É equivocada a ideia de ser a obediência a preceitos éticos o caminho de ouro da perfectibilidade humana; esta obediência jamais levará às primícias de uma experiência de integração na unidade do absoluto transcendental no qual se realiza a plenitude existencial. Para ser transformante, a relação das criaturas com seu criador deverá ser ontológica e não ética. É na vida (ação, dinamismo) que as coisas acontecem pra valer, e não no cultivo de paradigmas teóricos assumidos intelectualmente como propostas éticas. O “Seja feita a Tua vontade” do Mestre dos mestres em hora de muito sofrimento não se concretiza na obediência a preceitos, mas no mergulho confiante, gratuito, na perfeição a que aspira o homem. A assimilação pacífica do absurdo racional (pela fé) abre espaço para a experiência mística na qual se completa a realização existencial. Historicamente é notória a aposta de Pascal no absurdo lógico de um Absoluto transcendental.
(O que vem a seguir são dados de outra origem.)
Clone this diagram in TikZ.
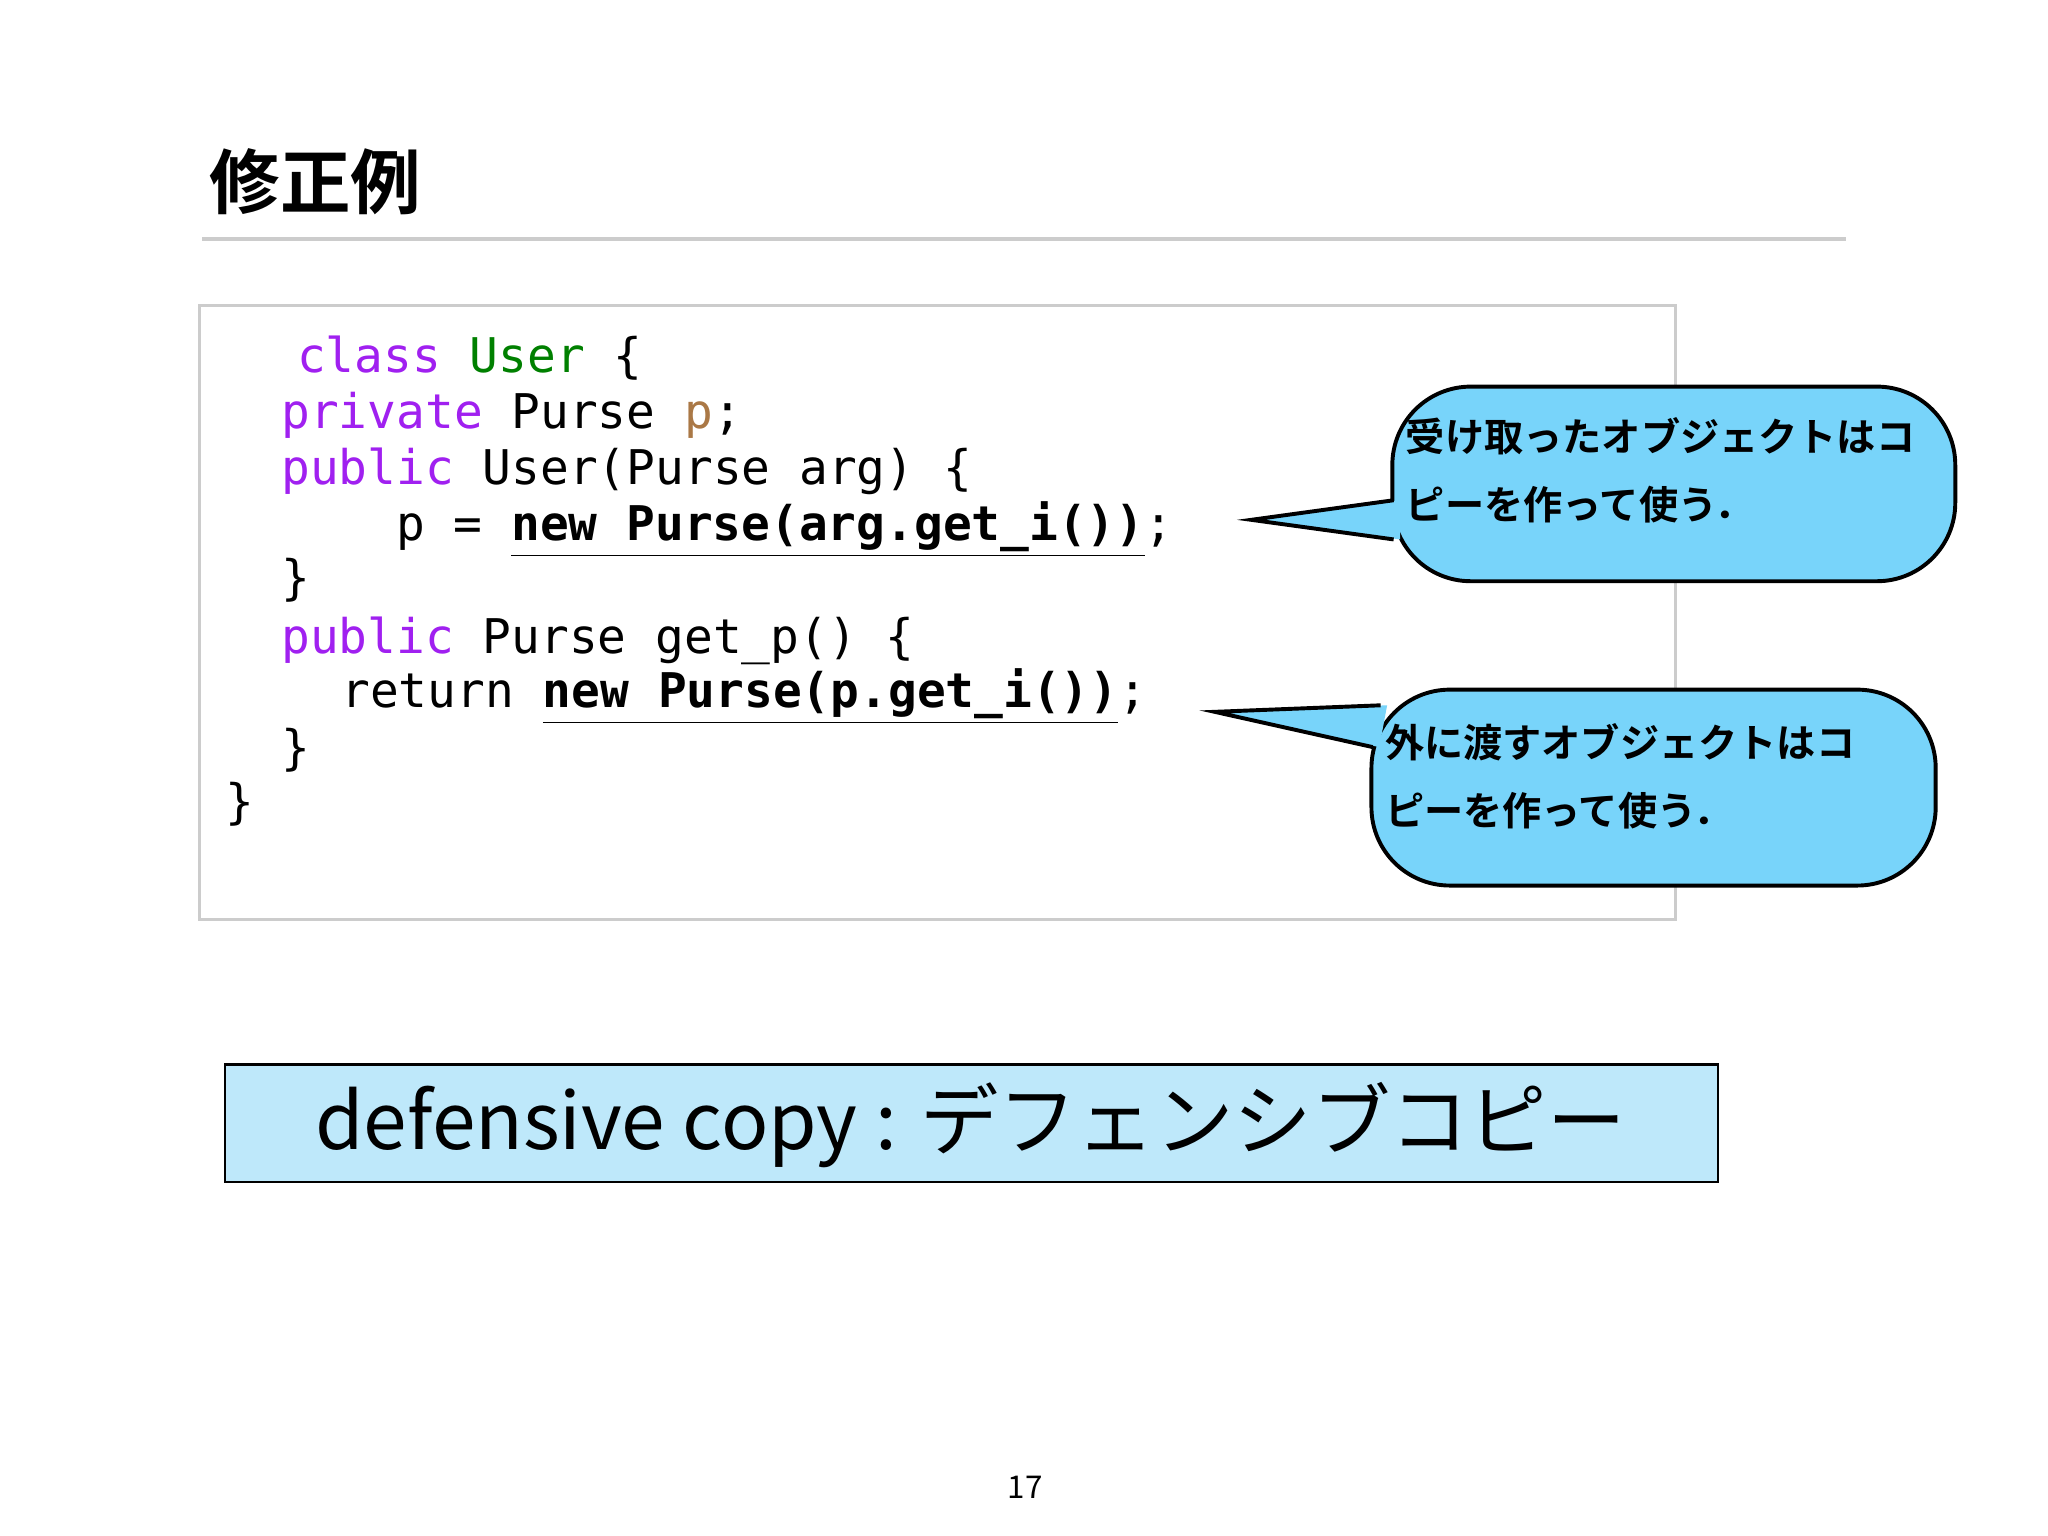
\documentclass[tikz,border=0pt]{standalone}
\usepackage{fontspec}
\setmonofont{DejaVu Sans Mono}
\newfontfamily\jp{Noto Sans CJK JP}
\newfontfamily\jpb{Noto Sans CJK JP Bold}
\definecolor{kw}{RGB}{160,32,240}
\definecolor{cls}{RGB}{0,128,0}
\definecolor{fld}{RGB}{170,120,70}
\definecolor{call}{RGB}{120,212,250}
\definecolor{bot}{RGB}{190,232,250}
\begin{document}
\begin{tikzpicture}[x=0.5pt,y=-0.5pt,
  code/.style={anchor=base west,inner sep=0,font=\ttfamily\fontsize{18.3}{20}\selectfont},
  ctext/.style={anchor=base west,inner sep=0,font=\jpb\fontsize{15}{18}\selectfont},
  bub/.style={fill=call,draw=black,line width=1.5pt}]
\useasboundingbox (0,0) rectangle (1568,1176);
\fill[white] (0,0) rectangle (1568,1176);
\node[anchor=base west,inner sep=0,font=\jpb\fontsize{27}{30}\selectfont] (title) at (160,160) {修正例};
\draw[gray!40,line width=1.5pt] (155,183) -- (1413,183);
\draw[gray!40,line width=1.2pt] (153,234) rectangle (1283,704);
\newcommand\ub[1]{\underline{\textbf{#1}}}
\node[code] (l1) at (227,285) {\textcolor{kw}{class} \textcolor{cls}{User} \{};
\node[code] (l2) at (215,328) {\textcolor{kw}{private} Purse \textcolor{fld}{p};};
\node[code] (l3) at (215,371) {\textcolor{kw}{public} User(Purse arg) \{};
\node[code] (l4) at (303,414) {p = \ub{new Purse(arg.get\_i())};};
\node[code] (l5) at (215,455) {\}};
\node[code] (l6) at (215,500) {\textcolor{kw}{public} Purse get\_p() \{};
\node[code] (l7) at (261,542) {return \ub{new Purse(p.get\_i())};};
\node[code] (l8) at (215,585) {\}};
\node[code] (l9) at (172,627) {\}};
% callout 1
\draw[bub,rounded corners=30] (1066,296) rectangle (1497,445);
\coordinate (t1) at (958,398);
\fill[call] (1072,383) -- (t1) -- (1072,413) -- cycle;
\draw[line width=1.5pt,line join=miter] (1067,383) -- (t1) -- (1067,413);
\node[ctext] (c1a) at (1076,346) {受け取ったオブジェクトはコ};
\node[ctext] (c1b) at (1076,398) {ピーを作って使う．};
% callout 2
\draw[bub,rounded corners=30] (1050,528) rectangle (1482,678);
\coordinate (t2) at (930,545);
\fill[call] (1062,540) -- (t2) -- (1056,572) -- cycle;
\draw[line width=1.5pt] (1057,540) -- (t2) -- (1051,572);
\node[ctext] (c2a) at (1060,580) {外に渡すオブジェクトはコ};
\node[ctext] (c2b) at (1060,632) {ピーを作って使う．};
% bottom
\draw[fill=bot,draw=black,line width=0.8pt] (172,815) rectangle (1315,905);
\node[anchor=base,inner sep=0,font=\jp\fontsize{30}{34}\selectfont] (def) at (743,880) {defensive copy : デフェンシブコピー};
\node[anchor=base,inner sep=0,font=\jp\fontsize{12}{14}\selectfont] (pg) at (785,1147) {17};
\end{tikzpicture}
\end{document}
Mediante esta opção salva-se a integridade existencial.
A vocação da humanidade é manifestar através de um servomecanismo altamente complexo (Sistema Nervoso Central) lavrado na matéria viva a dimensão transcendental cifrada no Universo. Nesta manifestação a paixão dos sentidos se volatiliza, transmutando-se num arrebatamento espiritual que projeta o “si mesmo”[8] para além da dimensão espaço temporal, desfazendo a distinção entre a consciência e o mundo.

 Everaldo Lopes.


[1] Do ponto de vista estritamente racional é impossível afirmar ou negar com certeza a existência de um absoluto transcendental.
[2] Vide neste blog os textos intitulados “Devaneios especulativos”.
[3] “E um dia, oceano em calma, a humanidade inteira há de fazer, numa só aspiração reunida, da razão e da fé os dois olhos da alma, da verdade e da crença os dois polos do mundo.”(Guerra Junqueiro)
[4] Um Alter Ego transcendental (Deus).
[5] dom que Deus concede aos homens e que os torna capazes de alcançar a salvação

[6] Afinal, como explicar a origem do cosmo uma vez que ele não se  explica por si mesmo, nem a ordem universal sugestiva das leis que comandam o infinitamente grande, o infinitamente pequeno e o infinitamente complexo?
[7] Monge beneditino Irlandês nascido em Londres (1926 a 1982).
[8] Self, o núcleo pessoal de cada um.